Нет веры к вымыслам чудесным,
Рассудок все опустошил
И, покорив законам тесным
И воздух, и моря, и сушу,
Как пленников — их обнажил;
Ту жизнь до дна он иссушил,
Что в дерево вливала душу,
Давала тело бестелесным!..
.....
О раб ученой суеты
И скованный своей наукой!
Напрасно, критик, гонишь ты
Их златокрылые мечты; —
Поверь — сам опыт в том порукой, —
Чертог волшебный добрых фей
И в сновиденья — веселей,
Чем наяву — томиться скукой
В убогой хижине твоей!..

  Многие созданные позже стихотворения Андрея Муравьева свидетельствуют, что Тютчев, так сказать, победил его в этом споре. Цитированное стихотворение Тютчева было впервые приведено в статье любомудра Дмитрия Ознобишина, опубликованной в том самом альманахе «Северная лира», где впервые увидели свет стихи Муравьева. Это с очевидностью означало, что Муравьев принял урок Тютчева...

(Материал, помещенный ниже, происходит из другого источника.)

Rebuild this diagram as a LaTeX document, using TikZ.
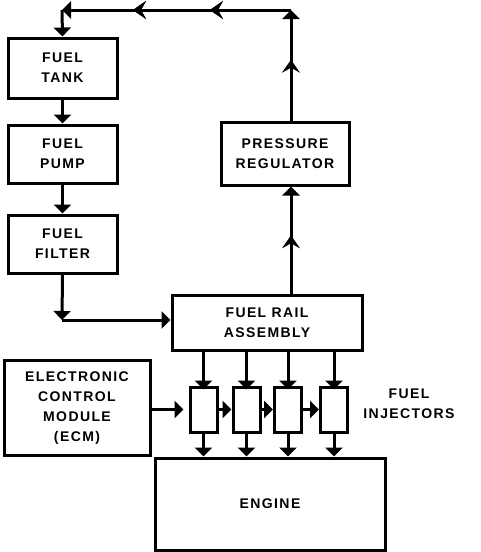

  В октябре 1821 года Тютчев держал выпускные экзамены в университете — на год раньше положенного трехгодичного срока учения. Для этого потребовалось разрешение министра народного просвещения, который написал попечителю Московского учебного округа князю Оболенскому: «По уважении отличного засвидетельствования вашего сиятельства о способностях и успехах в науках своекоштного студента Московского университета Тютчева я согласен на допущение его к испытанию... так как недостающий к числу лет обучения его в студенческом звании год можно заменить тремя годами бытности его вольным слушателем». В декабре Тютчев был выпущен из университета со степенью кандидата, которую получали только наиболее достойные.

  На семейном совете было решено, что Федор поступит на дипломатическую службу. 5 февраля 1822 года восемнадцатилетний кандидат приехал вместе со своим отцом в Петербург, а 24 февраля был зачислен на службу в Государственную коллегию иностранных дел с чином губернского секретаря.

  Тютчев поселился в доме своего родственника (троюродного брата его матери) графа Александра Ивановича Остермана-Толстого на Английской набережной (теперь — набережная Красного флота, 10). После Овстуга и Москвы перед ним впервые предстал иной город, иная жизнь. Совсем рядом с домом находилась пристань, от которой начинался морской путь в Европу. Граф Остерман-Толстой, самым родственным образом опекавший Тютчева, был живой легендой. Правнук одного из ближайших сподвижников Петра I, в двадцать лет — участник суворовского штурма Измаила (1790), выдающийся военачальник едва ли не во всех сражениях с Наполеоном, начиная с 1805 года он командовал корпусом в Бородинской битве, был в числе десяти на совете в Филях, а в сражении при Кульме в 1813 году потерял левую руку. Человек, пришедший из прошлого века, этот генерал от инфантерии впоследствии не смог ужиться в русском обществе эпохи Николая I и в 1837 году уехал в Швейцарию, в Женеву, где большей частью и жил. Когда в 1846 году там произошло восстание демократов, почти восьмидесятилетний генерал Остерман-Толстой давал военные советы его вождю, Жану Фази, о чем рассказал познакомившийся с Остерманом-Толстым в Женеве Герцен. Кстати сказать, Тютчев хорошо знал об этом эпилоге судьбы своего легендарного родственника. В 1860 году он писал из Женевы: «На днях я присутствовал на народном собрании под председательством господина Фази... которое произвело на меня сильное впечатление... Я еще не познакомился с господином Фази, но познакомлюсь, так как случайно нашел связывающую нас нить. Это его отношения в былое время к графу Остерману».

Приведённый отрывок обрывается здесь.